Binance is the unlikely name on Twitter’s list of newly acquired shareholders. Elon Musk’s buyout of social media group Twitter has attracted $500 million in equity investment from Binance, the world’s largest cryptocurrency exchange. Binance was one of 18 co-investors in Elon Musk’s Twitter purchase, alongside firms such as Sequoia Capital and Fidelity Management & Research Company.
Binance commits $500m in support for Elon Musk
On May 5, Musk filed an amended general statement of the acquisition, stating that Twitter had acquired around $7.2 billion in new financing commitments as part of the merger agreement, subject to the terms of co-investor equity commitment letters.
Binance got cited as one of eight co-investors in the deal, alongside other notable cryptocurrency businesses such as Sequoia Capital Fund and Fidelity Management & Research Company.
The recent entry of a high-profile Tesla CEO into the digital asset market has sparked interest in the sector. Musk is a vocal advocate for cryptocurrencies and has acknowledged his ownership of Bitcoin, Ether, and Dogecoin.
In a retweet of news about the financing, Changpeng Zhao, the creator and CEO of Binance, called it “a small contribution to the cause.” All of the equity investors mentioned in the document have agreed to contribute to or shortly before the acquisition’s completion.
Binance is the fourth-largest investor, having put $500 million into the project. The Lawrence J. Ellison Revocable Trust invested $1 billion, making it the third-largest contributor. Sequoia Capital and VyCapital each contributed $800 million to the project.
Equity Investors have retained an option to satisfy such Equity Investor’s equity commitment with shares of common stock held by such equity investors, valued at $54.20 per share.
The total value of the new commitments, after settlement adjustments, is around $7.139 billion (16.225 percent of what Musk paid for Twitter), according to data provided to SEC.
Elon Musk, the billionaire CEO and founder of Tesla, announced Twitter’s acquisition on April 25, 2022, with a $44 billion value transaction expected to be finalized by 2022, subject to the approval of Twitter stockholders as well as regulators. He previously indicated that one of his top priorities for Twitter would be to eliminate “spam and scam bots,” as well as bot armies linked to crypto.

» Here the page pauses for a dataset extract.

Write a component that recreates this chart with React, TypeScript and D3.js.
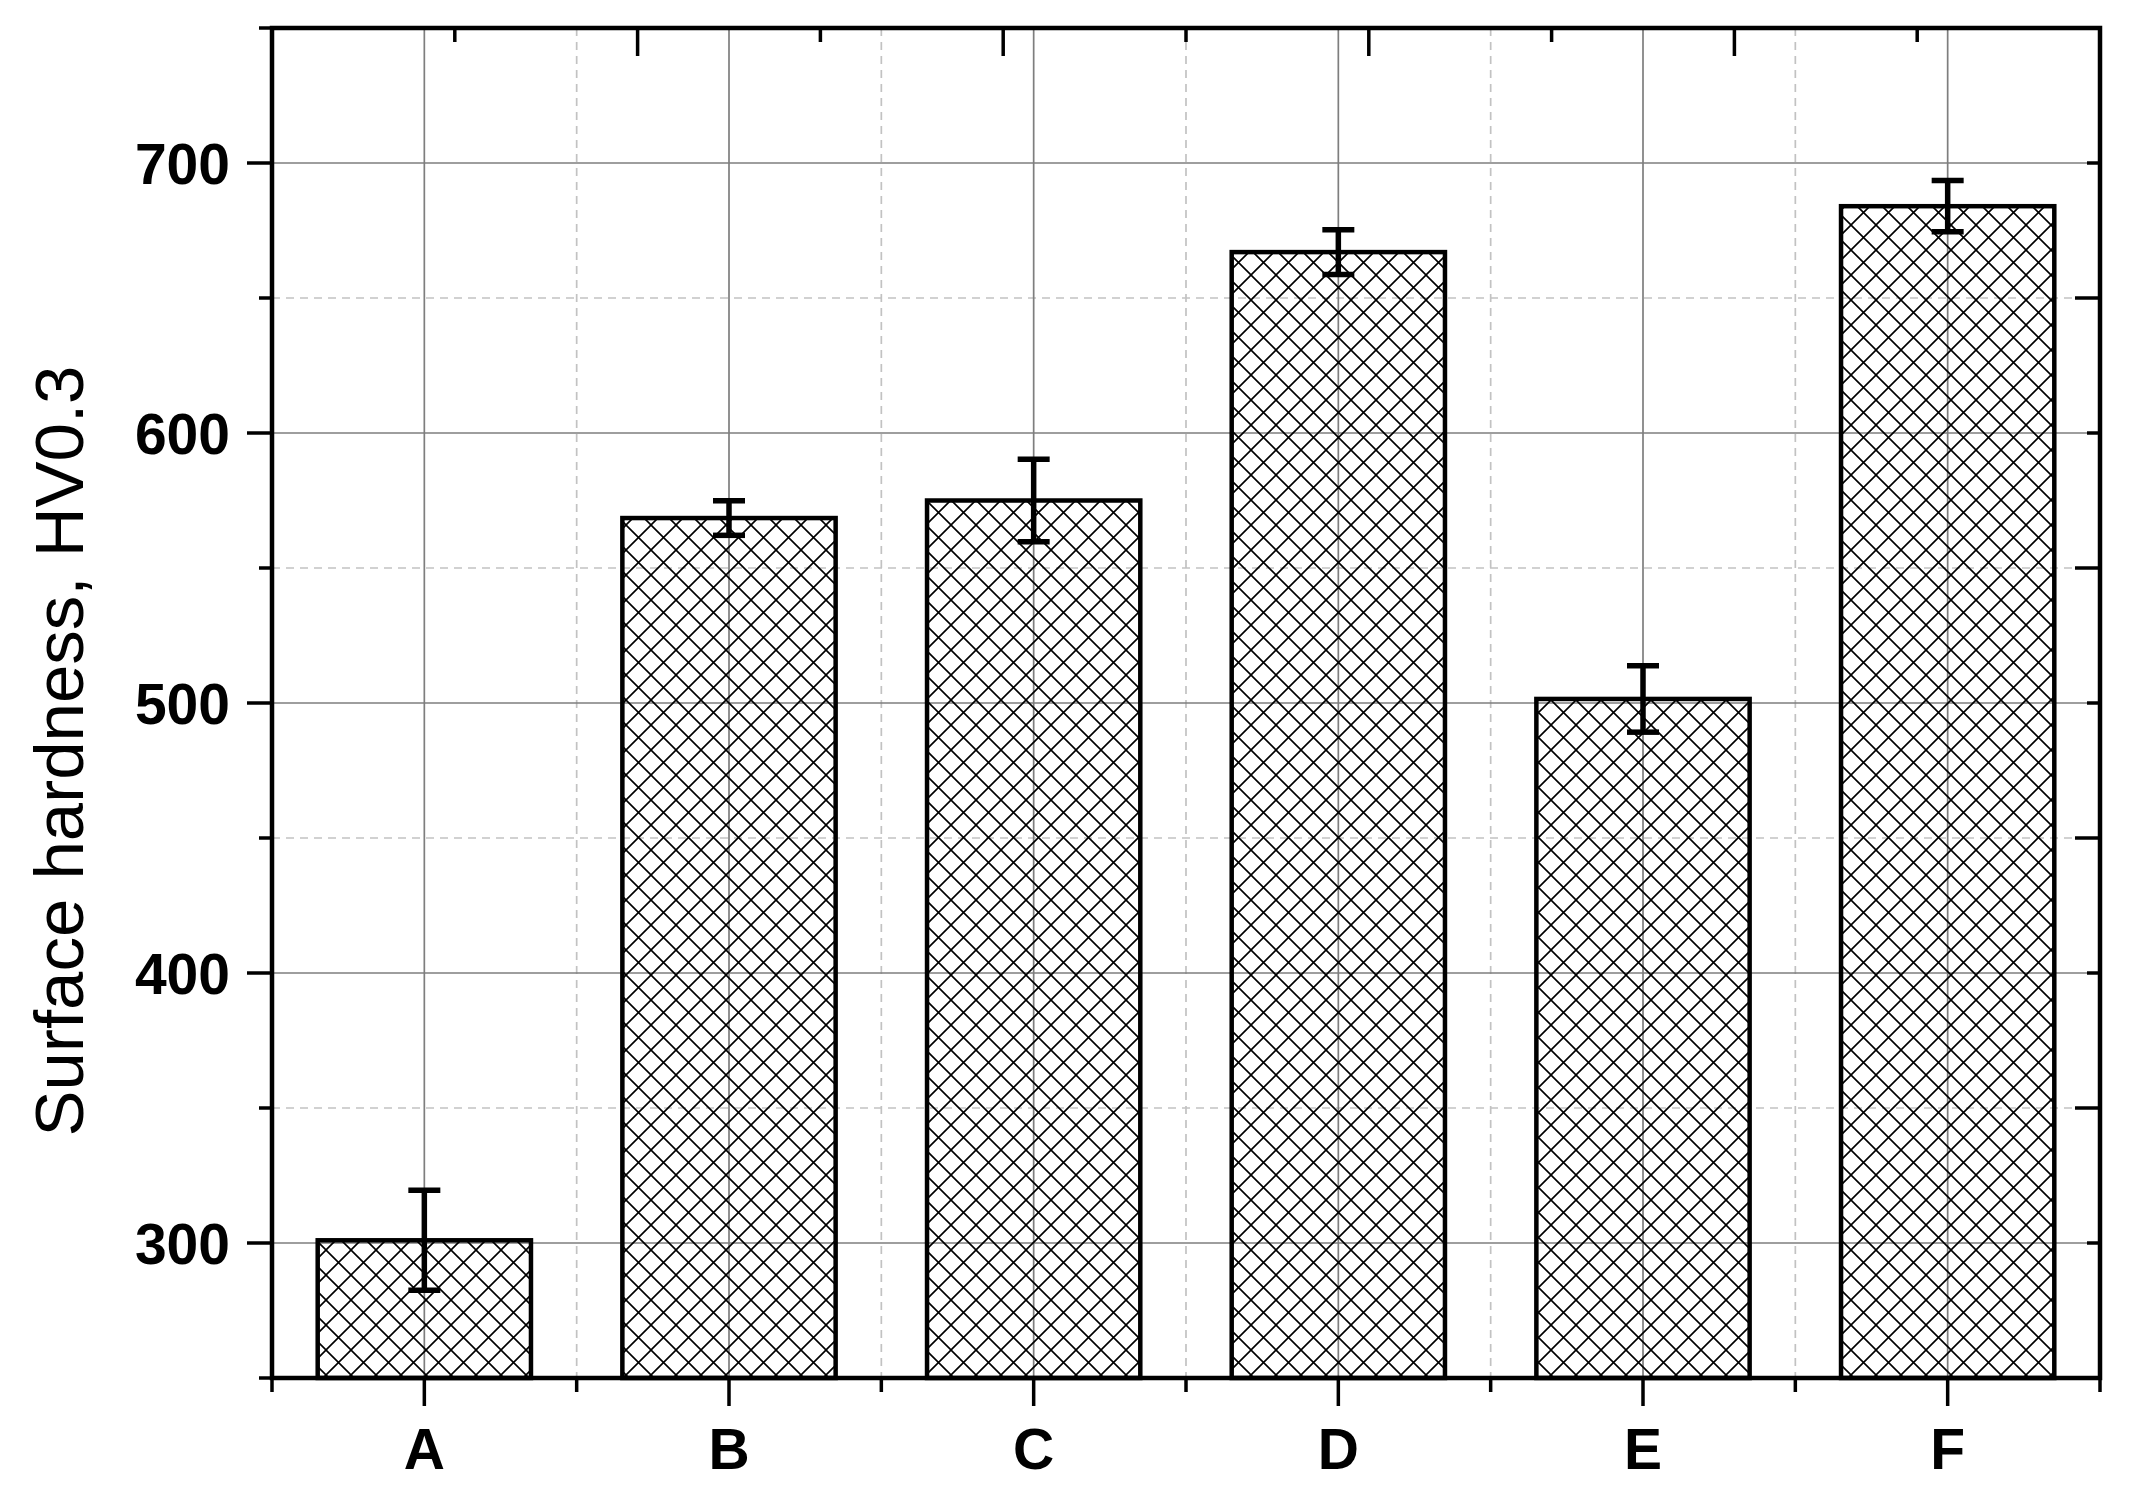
import React from 'react';
import { scaleBand, scaleLinear, range } from 'd3';

// chart data
const categories = ['A', 'B', 'C', 'D', 'E', 'F'];
const hardness = [301, 568.5, 575, 667, 501.5, 684];
const hardnessErr = [18.5, 6.4, 15.3, 8.3, 12.3, 9.5];
const yMajorTicks = [300, 400, 500, 600, 700];
const yMinorTicks = [250, 350, 450, 550, 650, 750];
const yTitle = 'Surface hardness, HV0.3';

export default function App() {
    const width = 2130;
    const height = 1497;
    const margin = { top: 28, right: 30, bottom: 119, left: 272 };
    const x0 = margin.left;
    const x1 = width - margin.right;
    const y0 = height - margin.bottom;
    const y1 = margin.top;

    const xScale = scaleBand<string>()
        .domain(categories)
        .range([x0, x1])
        .paddingInner(0.3)
        .paddingOuter(0.15);
    const step = xScale.step();
    const cx = (c: string) => (xScale(c) as number) + xScale.bandwidth() / 2;

    const yScale = scaleLinear().domain([250, 750]).range([y0, y1]);

    // top axis is an independent linear axis (0..5) like the original software draws
    const topScale = scaleLinear().domain([0, 5]).range([x0, x1]);
    const topMajor = range(0, 6);
    const topMinor = range(0.5, 5, 1);

    const xMinor = range(0, categories.length + 1).map(i => cx(categories[0]) - step / 2 + i * step);

    const font = '"Liberation Sans", Arial, Helvetica, sans-serif';
    const gridMajor = '#7e7e7e';
    const gridMinor = '#c2c2c2';

    return (
        <div style={{ position: 'absolute', left: 0, top: 0 }}>
            <svg width={width} height={height} style={{ display: 'block', background: '#fff' }}>
                <defs>
                    <pattern id="xhatch" patternUnits="userSpaceOnUse" width={25} height={25} x={x0 + 4} y={0}>
                        <path d="M-3,-3 L28,28 M28,-3 L-3,28" stroke="#000" strokeWidth={1.6} fill="none" />
                    </pattern>
                </defs>

                {/* minor grid */}
                {yMinorTicks.filter(t => t > 250 && t < 750).map(t => (
                    <line key={'hm' + t} x1={x0} x2={x1} y1={yScale(t)} y2={yScale(t)}
                        stroke={gridMinor} strokeWidth={1.7} strokeDasharray="8,6" />
                ))}
                {xMinor.slice(1, -1).map(x => (
                    <line key={'vm' + x} x1={x} x2={x} y1={y1} y2={y0}
                        stroke={gridMinor} strokeWidth={1.7} strokeDasharray="8,6" />
                ))}

                {/* major grid */}
                {yMajorTicks.map(t => (
                    <line key={'hg' + t} x1={x0} x2={x1} y1={yScale(t)} y2={yScale(t)}
                        stroke={gridMajor} strokeWidth={1.7} />
                ))}
                {categories.map(c => (
                    <line key={'vg' + c} x1={cx(c)} x2={cx(c)} y1={y1} y2={y0}
                        stroke={gridMajor} strokeWidth={1.7} />
                ))}

                {/* bars */}
                {categories.map((c, i) => (
                    <rect
                        key={c}
                        x={xScale(c)}
                        y={yScale(hardness[i])}
                        width={xScale.bandwidth()}
                        height={y0 - yScale(hardness[i])}
                        fill="url(#xhatch)"
                        stroke="#000"
                        strokeWidth={4.5}
                    />
                ))}

                {/* error bars */}
                {categories.map((c, i) => {
                    const top = yScale(hardness[i] + hardnessErr[i]);
                    const bot = yScale(hardness[i] - hardnessErr[i]);
                    const x = cx(c);
                    return (
                        <g key={'err' + c} stroke="#000" strokeWidth={5.5}>
                            <line x1={x} x2={x} y1={top} y2={bot} />
                            <line x1={x - 16} x2={x + 16} y1={top} y2={top} />
                            <line x1={x - 16} x2={x + 16} y1={bot} y2={bot} />
                        </g>
                    );
                })}

                {/* axis frame */}
                <rect x={x0} y={y1} width={x1 - x0} height={y0 - y1} fill="none" stroke="#000" strokeWidth={4.5} />

                {/* left ticks (outward) */}
                {yMajorTicks.map(t => (
                    <line key={'lt' + t} x1={x0 - 25} x2={x0} y1={yScale(t)} y2={yScale(t)} stroke="#000" strokeWidth={3.5} />
                ))}
                {yMinorTicks.map(t => (
                    <line key={'ltm' + t} x1={x0 - 13} x2={x0} y1={yScale(t)} y2={yScale(t)} stroke="#000" strokeWidth={3.5} />
                ))}

                {/* right ticks (inward, offset) */}
                {yMajorTicks.map(t => (
                    <line key={'rt' + t} x1={x1 - 13} x2={x1} y1={yScale(t)} y2={yScale(t)} stroke="#000" strokeWidth={3.5} />
                ))}
                {yMinorTicks.filter(t => t > 250 && t < 750).map(t => (
                    <line key={'rtm' + t} x1={x1 - 25} x2={x1} y1={yScale(t)} y2={yScale(t)} stroke="#000" strokeWidth={3.5} />
                ))}

                {/* bottom ticks (outward) */}
                {categories.map(c => (
                    <line key={'bt' + c} x1={cx(c)} x2={cx(c)} y1={y0} y2={y0 + 28} stroke="#000" strokeWidth={3.5} />
                ))}
                {xMinor.map(x => (
                    <line key={'btm' + x} x1={x} x2={x} y1={y0} y2={y0 + 14} stroke="#000" strokeWidth={3.5} />
                ))}

                {/* top ticks (inward) */}
                {topMajor.map(t => (
                    <line key={'tt' + t} x1={topScale(t)} x2={topScale(t)} y1={y1} y2={y1 + 28} stroke="#000" strokeWidth={3.5} />
                ))}
                {topMinor.map(t => (
                    <line key={'ttm' + t} x1={topScale(t)} x2={topScale(t)} y1={y1} y2={y1 + 14} stroke="#000" strokeWidth={3.5} />
                ))}

                {/* y tick labels */}
                {yMajorTicks.map(t => (
                    <text key={'yl' + t} x={x0 - 42} y={yScale(t)} dy="0.36em" textAnchor="end"
                        fontFamily={font} fontWeight="bold" fontSize={57} fill="#000">
                        {t}
                    </text>
                ))}

                {/* x tick labels */}
                {categories.map(c => (
                    <text key={'xl' + c} x={cx(c)} y={1469} textAnchor="middle"
                        fontFamily={font} fontWeight="bold" fontSize={57} fill="#000">
                        {c}
                    </text>
                ))}

                {/* y axis title */}
                <text x={83} y={751} textAnchor="middle" fontFamily={font} fontSize={69} fill="#000"
                    transform="rotate(-90, 83, 751)">
                    {yTitle}
                </text>
            </svg>
        </div>
    );
}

Elon Musk secures $7bn in funding for Twitter
Elon Musk, the world’s wealthiest individual with a net worth of around $268 billion, bought Twitter for $44 billion in a deal and stock at a price of $54.20 per share. According to the offering letter submitted by Musk to Twitter’s board chairman Bret Taylor, “Twitter has extraordinary potential and I will unlock it.” He also expressed that going private was the only way to guarantee that Twitter could continue to be a symbol of free speech.
According to the revised filing, Elon Musk purportedly reduced the aggregate principal amount of the margin loans secured against his Tesla stock from $12.5 billion to $6.25 billion. It boosted equity financing commitments from $21 billion to $27.5 billion. The remaining funding is said to be comprised of loans secured against Twitter assets.
The news appears to have had a modest impact on Binance’s token, which rose 4.2% on the day. Last year, Tesla CEO Elon Musk was reportedly pressing Binance to address several problems on its platform, resulting in a minor Twitter squabble with the Binance CEO. Musk questioned Zhao about the issue of some stuck Dogecoin (DOGE) withdrawals on Binance, suggesting that he explain it.
Furthermore, the filing revealed that Prince Alwaleed bin Talal, a Saudi Arabian investor who had initially opposed the buyout, instead agreed to roll his $1.89 billion stakes into the deal rather than sell it.
According to the filing, the CEO of Tesla will continue to negotiate with existing Twitter shareholders, including the company’s previous chief Jack Dorsey. He has the second-largest individual stake in the firm and is a board member.
Twitter’s shares have remained below Musk’s per-share offering bid of $54.20 because Wall Street still doubts whether the deal will go through. Shares of the San Francisco social media platform rose 2% before the opening bell to $50.10.